▶ **Task brief**: Check each line below for the word "this", and copy those that have it.

▶ **Records supplied**:
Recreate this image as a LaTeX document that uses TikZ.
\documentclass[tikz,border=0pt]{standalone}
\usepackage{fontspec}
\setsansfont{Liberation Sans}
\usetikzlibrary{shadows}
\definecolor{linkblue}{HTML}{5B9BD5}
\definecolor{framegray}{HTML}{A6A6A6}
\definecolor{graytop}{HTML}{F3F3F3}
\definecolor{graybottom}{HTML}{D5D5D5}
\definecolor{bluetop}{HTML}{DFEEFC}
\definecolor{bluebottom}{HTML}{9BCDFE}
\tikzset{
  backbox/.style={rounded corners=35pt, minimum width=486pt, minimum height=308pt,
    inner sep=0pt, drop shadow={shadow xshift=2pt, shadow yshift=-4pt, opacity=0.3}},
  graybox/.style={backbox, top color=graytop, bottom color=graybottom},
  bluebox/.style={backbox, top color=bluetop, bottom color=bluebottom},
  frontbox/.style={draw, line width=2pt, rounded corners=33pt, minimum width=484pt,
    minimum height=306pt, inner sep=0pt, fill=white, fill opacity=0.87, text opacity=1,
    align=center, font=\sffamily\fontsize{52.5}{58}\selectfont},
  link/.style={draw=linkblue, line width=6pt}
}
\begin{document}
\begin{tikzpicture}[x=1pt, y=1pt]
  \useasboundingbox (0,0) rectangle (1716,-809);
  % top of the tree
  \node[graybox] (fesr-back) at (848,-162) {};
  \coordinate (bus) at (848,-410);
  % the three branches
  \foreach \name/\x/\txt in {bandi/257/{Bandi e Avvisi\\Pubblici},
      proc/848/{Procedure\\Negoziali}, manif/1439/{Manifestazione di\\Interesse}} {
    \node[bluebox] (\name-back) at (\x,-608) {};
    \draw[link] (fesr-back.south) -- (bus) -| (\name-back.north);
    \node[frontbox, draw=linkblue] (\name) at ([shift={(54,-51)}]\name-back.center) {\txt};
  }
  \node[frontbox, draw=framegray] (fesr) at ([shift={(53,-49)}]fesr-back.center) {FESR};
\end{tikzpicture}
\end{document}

* * *

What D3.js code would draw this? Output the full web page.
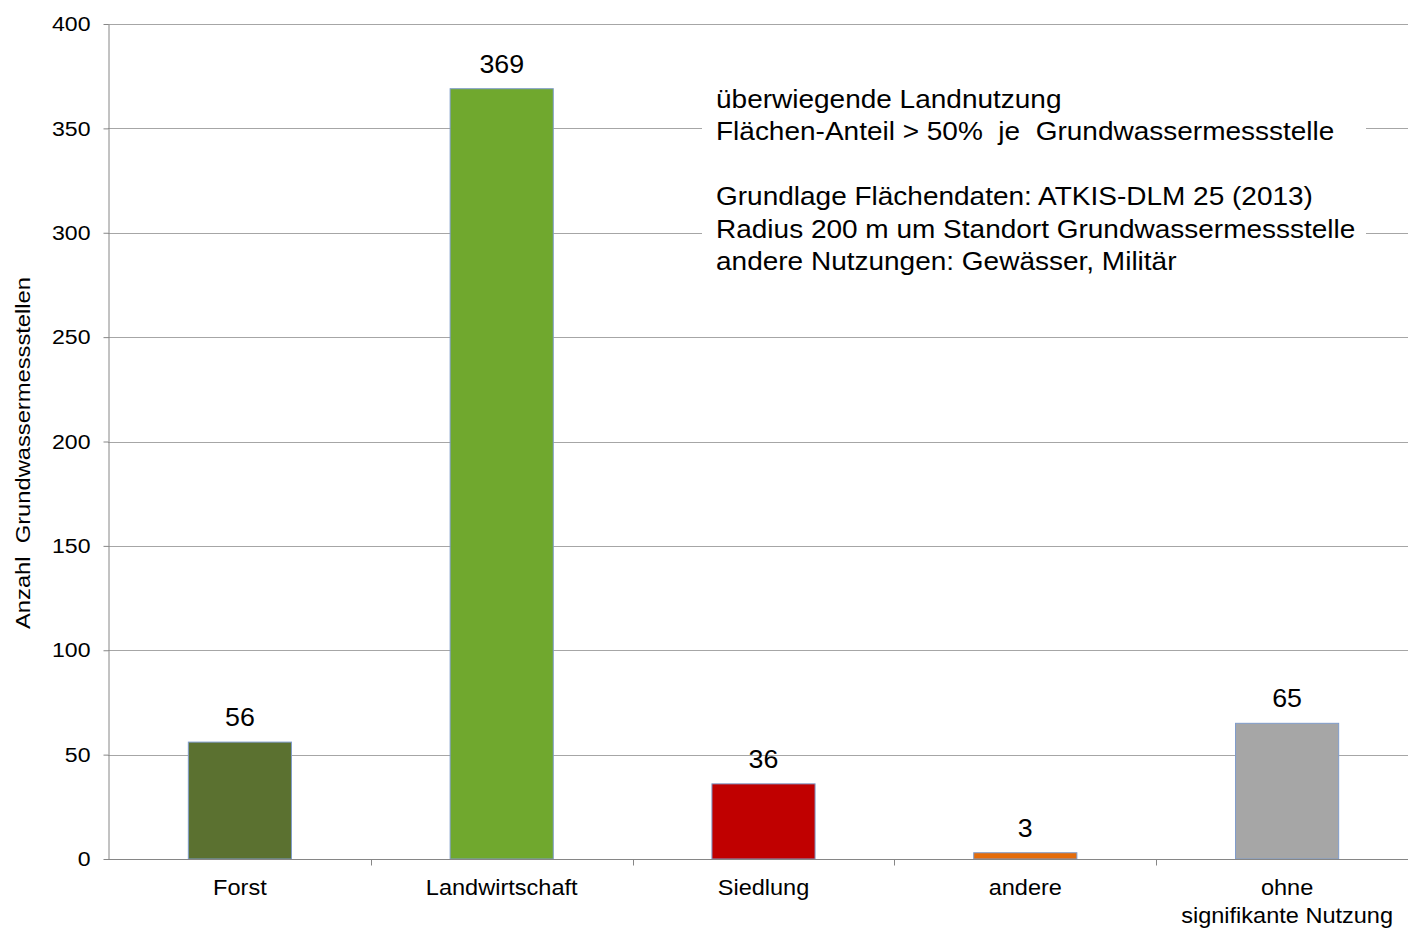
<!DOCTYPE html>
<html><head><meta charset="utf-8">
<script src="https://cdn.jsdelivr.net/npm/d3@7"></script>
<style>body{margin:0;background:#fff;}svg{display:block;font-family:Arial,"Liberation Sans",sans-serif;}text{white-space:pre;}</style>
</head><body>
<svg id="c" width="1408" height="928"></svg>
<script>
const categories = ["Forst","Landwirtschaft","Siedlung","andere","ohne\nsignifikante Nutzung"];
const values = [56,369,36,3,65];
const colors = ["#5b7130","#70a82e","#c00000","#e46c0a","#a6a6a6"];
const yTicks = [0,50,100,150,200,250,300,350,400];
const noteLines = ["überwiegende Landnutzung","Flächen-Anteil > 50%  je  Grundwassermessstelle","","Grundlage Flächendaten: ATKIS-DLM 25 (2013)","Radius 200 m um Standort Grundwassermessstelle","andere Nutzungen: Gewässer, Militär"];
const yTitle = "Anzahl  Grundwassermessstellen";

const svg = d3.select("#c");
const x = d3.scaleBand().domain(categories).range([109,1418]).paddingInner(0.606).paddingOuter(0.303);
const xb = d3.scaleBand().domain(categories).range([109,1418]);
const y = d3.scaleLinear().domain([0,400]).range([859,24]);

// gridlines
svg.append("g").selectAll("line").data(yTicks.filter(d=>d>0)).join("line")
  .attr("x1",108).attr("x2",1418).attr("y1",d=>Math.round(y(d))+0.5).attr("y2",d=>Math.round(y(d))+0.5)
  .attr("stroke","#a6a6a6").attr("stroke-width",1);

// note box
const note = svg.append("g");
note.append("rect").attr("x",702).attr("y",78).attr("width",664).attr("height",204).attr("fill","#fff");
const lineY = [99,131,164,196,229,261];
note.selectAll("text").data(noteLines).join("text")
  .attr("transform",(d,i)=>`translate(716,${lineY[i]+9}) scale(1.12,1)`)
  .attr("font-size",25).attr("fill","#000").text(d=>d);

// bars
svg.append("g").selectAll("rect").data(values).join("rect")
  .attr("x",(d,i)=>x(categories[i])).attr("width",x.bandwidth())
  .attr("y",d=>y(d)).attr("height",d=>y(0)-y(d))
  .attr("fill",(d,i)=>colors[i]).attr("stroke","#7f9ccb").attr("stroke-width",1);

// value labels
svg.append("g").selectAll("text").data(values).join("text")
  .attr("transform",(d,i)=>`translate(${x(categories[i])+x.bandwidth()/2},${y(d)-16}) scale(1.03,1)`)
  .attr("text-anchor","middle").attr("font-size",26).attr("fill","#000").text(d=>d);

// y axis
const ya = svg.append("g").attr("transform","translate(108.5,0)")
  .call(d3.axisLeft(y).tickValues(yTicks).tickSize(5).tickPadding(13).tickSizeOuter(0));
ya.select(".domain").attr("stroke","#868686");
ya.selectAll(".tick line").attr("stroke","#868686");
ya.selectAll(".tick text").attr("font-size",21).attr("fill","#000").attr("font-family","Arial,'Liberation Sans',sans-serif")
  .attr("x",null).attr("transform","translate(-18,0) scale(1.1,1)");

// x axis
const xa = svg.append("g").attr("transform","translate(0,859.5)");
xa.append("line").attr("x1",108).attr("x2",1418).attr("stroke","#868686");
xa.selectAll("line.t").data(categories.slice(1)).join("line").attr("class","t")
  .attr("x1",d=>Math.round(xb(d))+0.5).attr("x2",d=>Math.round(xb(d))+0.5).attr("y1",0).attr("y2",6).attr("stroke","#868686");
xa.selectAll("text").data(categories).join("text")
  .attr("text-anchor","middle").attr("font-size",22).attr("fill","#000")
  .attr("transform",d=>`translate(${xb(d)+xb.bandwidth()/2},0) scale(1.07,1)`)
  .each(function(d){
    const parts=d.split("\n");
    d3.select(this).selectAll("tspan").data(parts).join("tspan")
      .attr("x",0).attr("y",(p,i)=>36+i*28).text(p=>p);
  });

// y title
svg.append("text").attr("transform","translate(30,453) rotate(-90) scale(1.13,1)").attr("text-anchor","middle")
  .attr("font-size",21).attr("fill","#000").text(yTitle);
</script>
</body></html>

▶ **Written solution**:
Recreate this image as a LaTeX document that uses TikZ.
What D3.js code would draw this? Output the full web page.
    d3.select(this).selectAll("tspan").data(parts).join("tspan")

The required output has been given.